Geppi’s Entertainment Museum to Close After a Donation to the Library of Congress

In a mix of both bad and good news, Geppi’s Entertainment Museum in Baltimore, a fantastic museum dedicated to comics and more, will close but Diamond Comic Distributors President and Chief Executive Officer Stephen A. Geppi has made a multimillion dollar donation of more than 3,000 items from his personal comic book and pop culture collection to The Library of Congress.

Geppi’s gift encompasses comic books, photos, posters, original comic book and comic strip art, newspapers, pinback buttons, and other rare, vintage pop culture artifacts including the original Plane Crazy storyboards that document the creation of Walt Disney’s Mickey Mouse.

Items are expected to go on display at the Library of Congress beginning this summer. With the acquisition of these items by the Library of Congress, GEM will close its doors in June. Its last day open to the public will be Sunday, June 3, 2018 from 10am to 6pm. Admission that day will be free of charge.

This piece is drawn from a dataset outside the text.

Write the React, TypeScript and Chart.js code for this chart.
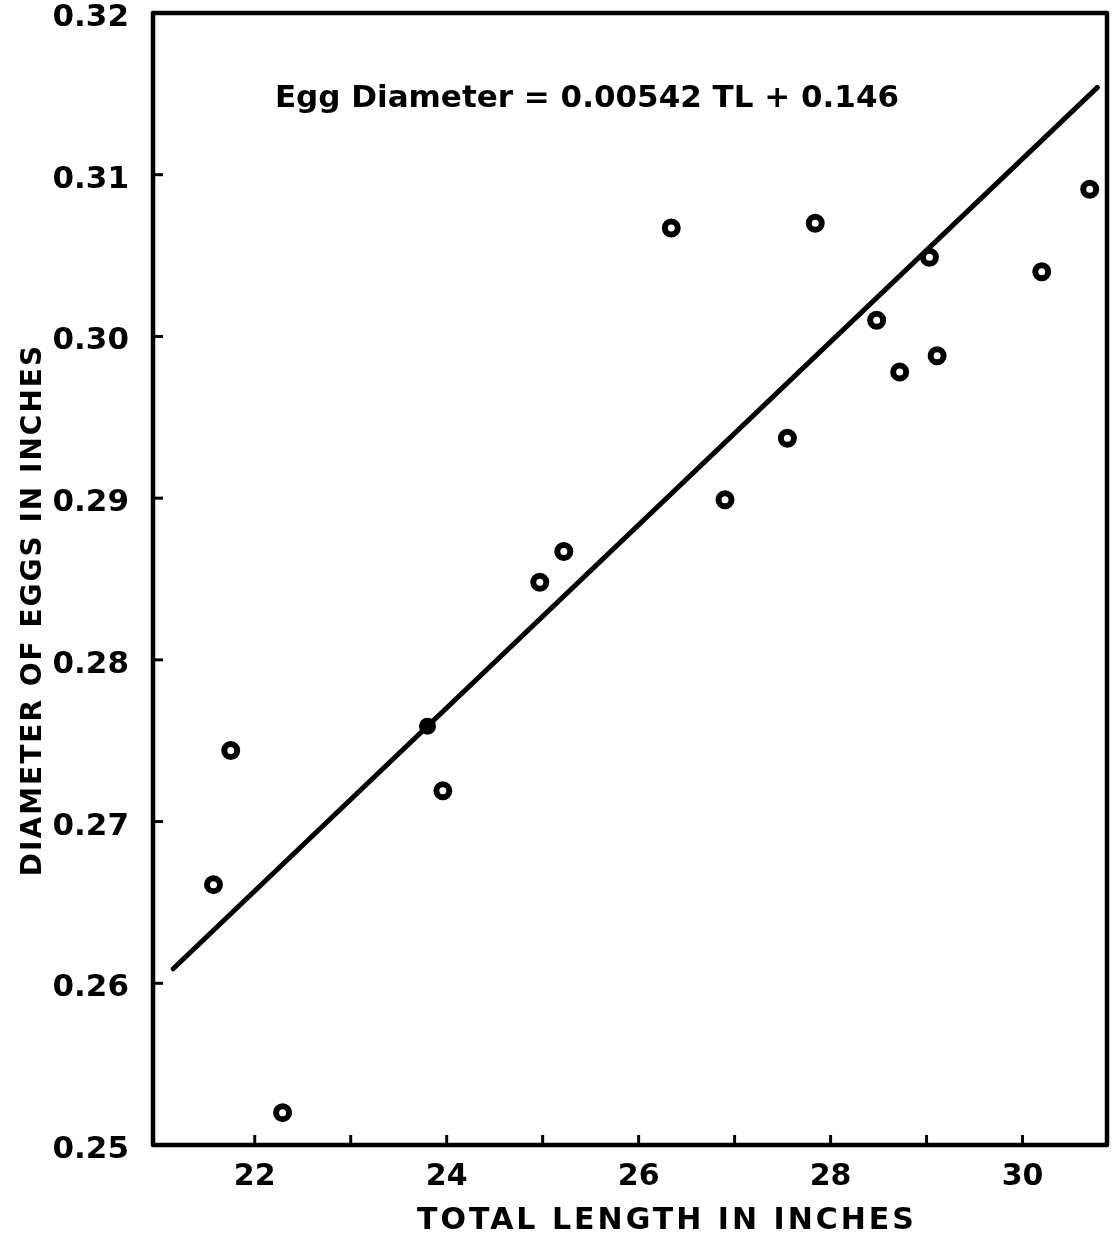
import React, { useEffect, useRef } from "react";
import { Chart, registerables } from "chart.js";

Chart.register(...registerables);

// Data
const totalLength = [21.57, 21.75, 22.29, 23.96, 24.97, 25.22, 26.34, 26.9, 27.55, 27.84, 28.48, 28.72, 29.03, 29.11, 30.2, 30.7];
const eggDiameter = [0.2661, 0.2744, 0.2520, 0.2719, 0.2848, 0.2867, 0.3067, 0.2899, 0.2937, 0.3070, 0.3010, 0.2978, 0.3049, 0.2988, 0.3040, 0.3091];
const filledLength = [23.8];
const filledDiameter = [0.2759];
const fitLength = [21.15, 30.78];
const fitDiameter = [0.2609, 0.3154];
const xTickValues = [22, 23, 24, 25, 26, 27, 28, 29, 30];
const xLabelValues = [22, 24, 26, 28, 30];
const yTickValues = [0.25, 0.26, 0.27, 0.28, 0.29, 0.3, 0.31, 0.32];
const equationText = "Egg Diameter = 0.00542 TL + 0.146";
const xTitle = "TOTAL LENGTH IN INCHES";
const yTitle = "DIAMETER OF EGGS IN INCHES";

const FONT = "'DejaVu Sans', sans-serif";

const framePlugin = {
  id: "framePlugin",
  afterDatasetsDraw(chart: any) {
    const { ctx, chartArea } = chart;
    const xs = chart.scales.x;
    const ys = chart.scales.y;
    ctx.save();
    ctx.strokeStyle = "#000";
    ctx.lineWidth = 4.5;
    ctx.lineJoin = "round";
    ctx.strokeRect(chartArea.left, chartArea.top, chartArea.right - chartArea.left, chartArea.bottom - chartArea.top);
    ctx.lineWidth = 3;
    xTickValues.forEach((v) => {
      const px = xs.getPixelForValue(v);
      ctx.beginPath();
      ctx.moveTo(px, chartArea.bottom);
      ctx.lineTo(px, chartArea.bottom - 10);
      ctx.stroke();
    });
    yTickValues.forEach((v) => {
      const py = ys.getPixelForValue(v);
      ctx.beginPath();
      ctx.moveTo(chartArea.left, py);
      ctx.lineTo(chartArea.left + 10, py);
      ctx.stroke();
    });
    ctx.restore();
  },
  afterDraw(chart: any) {
    const { ctx } = chart;
    ctx.save();
    ctx.fillStyle = "#000";
    ctx.textAlign = "center";
    ctx.textBaseline = "middle";
    // equation
    ctx.font = `bold 31px ${FONT}`;
    ctx.fillText(equationText, 587, 99);
    // x title
    ctx.font = `bold 30px ${FONT}`;
    (ctx as any).letterSpacing = "3px";
    ctx.fillText(xTitle, 667, 1221);
    // y title
    ctx.font = `bold 28px ${FONT}`;
    (ctx as any).letterSpacing = "2px";
    ctx.translate(34, 610);
    ctx.rotate(-Math.PI / 2);
    ctx.fillText(yTitle, 0, 0);
    ctx.restore();
  },
};

export default function App() {
  const ref = useRef<HTMLCanvasElement | null>(null);
  useEffect(() => {
    if (!ref.current) return;
    const chart = new Chart(ref.current, {
      type: "scatter",
      data: {
        datasets: [
          {
            label: "Observed",
            data: totalLength.map((x, i) => ({ x, y: eggDiameter[i] })),
            pointRadius: 6.5,
            pointBorderWidth: 6,
            pointBackgroundColor: "#fff",
            pointBorderColor: "#000",
            order: 0,
          },
          {
            label: "Mean",
            data: filledLength.map((x, i) => ({ x, y: filledDiameter[i] })),
            pointRadius: 8.5,
            pointBorderWidth: 0,
            pointBackgroundColor: "#000",
            pointBorderColor: "#000",
            order: 1,
          },
          {
            label: "Fit",
            data: fitLength.map((x, i) => ({ x, y: fitDiameter[i] })),
            showLine: true,
            borderColor: "#000",
            borderWidth: 5,
            borderCapStyle: "round",
            pointRadius: 0,
            order: 2,
          },
        ],
      },
      options: {
        responsive: false,
        animation: false,
        devicePixelRatio: 1,
        layout: { autoPadding: false, padding: { top: 13, right: 5, left: 0, bottom: 0 } },
        plugins: { legend: { display: false }, tooltip: { enabled: false }, title: { display: false } },
        scales: {
          x: {
            type: "linear",
            min: 20.94,
            max: 30.88,
            grid: { display: false },
            border: { display: false },
            afterBuildTicks: (s: any) => {
              s.ticks = xTickValues.map((v) => ({ value: v }));
            },
            afterFit: (s: any) => {
              s.height = 94;
              s.paddingLeft = 0;
              s.paddingRight = 0;
            },
            ticks: {
              autoSkip: false,
              maxRotation: 0,
              padding: 6,
              color: "#000",
              font: { family: FONT, weight: "bold", size: 30 },
              callback: (v: any) => (xLabelValues.includes(Number(v)) ? String(v) : ""),
            },
          },
          y: {
            type: "linear",
            min: 0.25,
            max: 0.32,
            grid: { display: false },
            border: { display: false },
            afterBuildTicks: (s: any) => {
              s.ticks = yTickValues.map((v) => ({ value: v }));
            },
            afterFit: (s: any) => {
              s.width = 153;
              s.paddingTop = 0;
              s.paddingBottom = 0;
            },
            ticks: {
              autoSkip: false,
              padding: 16,
              labelOffset: 5,
              color: "#000",
              font: { family: FONT, weight: "bold", size: 31 },
              callback: (v: any) => Number(v).toFixed(2),
            },
          },
        },
      },
      plugins: [framePlugin],
    });
    return () => chart.destroy();
  }, []);
  return (
    <div style={{ position: "absolute", left: 0, top: 0, width: 1112, height: 1239, background: "#fff" }}>
      <canvas ref={ref} width={1112} height={1239} />
    </div>
  );
}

The Library holds more than 140,000 issues of approximately 13,000 comic book titles, dating back to the 1930s. The collection includes many firsts and some of the most important comics in history, including the first comic book sold on newsstands, the first comics featuring Batman and other iconic characters, such as All Star Comics #8, the first appearance of Wonder Woman. The Library also holds a copy of Amazing Fantasy #15, the origin and first appearance of Spider-Man, along with the original artwork that Steve Ditko created for the issue. According to The Library, The Geppi Collection expands and enriches this strong foundation and fills gaps in specific issues.

The donation of more than 3,000 items is the largest donation of comic books in the library’s history. It includes a wide range of rare comics and represents the best of the Golden (1938-1956), Silver (1956-1970) and Bronze (1970-1985) ages of comic books. The mint-condition collection is also noted for its racially and socially diverse content as well as the distinctive creative styles of each era.

The collection also includes motion picture posters and objects showcasing how music, comic book characters, cultural icons and politicians were popularized in the consumer marketplace.  Among these are Beatles memorabilia, a collection of flicker rings popularizing comic book characters and political figures such as Martin Luther King Jr., Richard Outcault’s The Yellow Kid printing blocks and the No. 2 Brownie camera model F from Eastman Kodak Company. The Library of Congress’ collection of comic books is available for research use by scholars, collectors and other researchers in the Newspaper and Current Periodical Reading Room.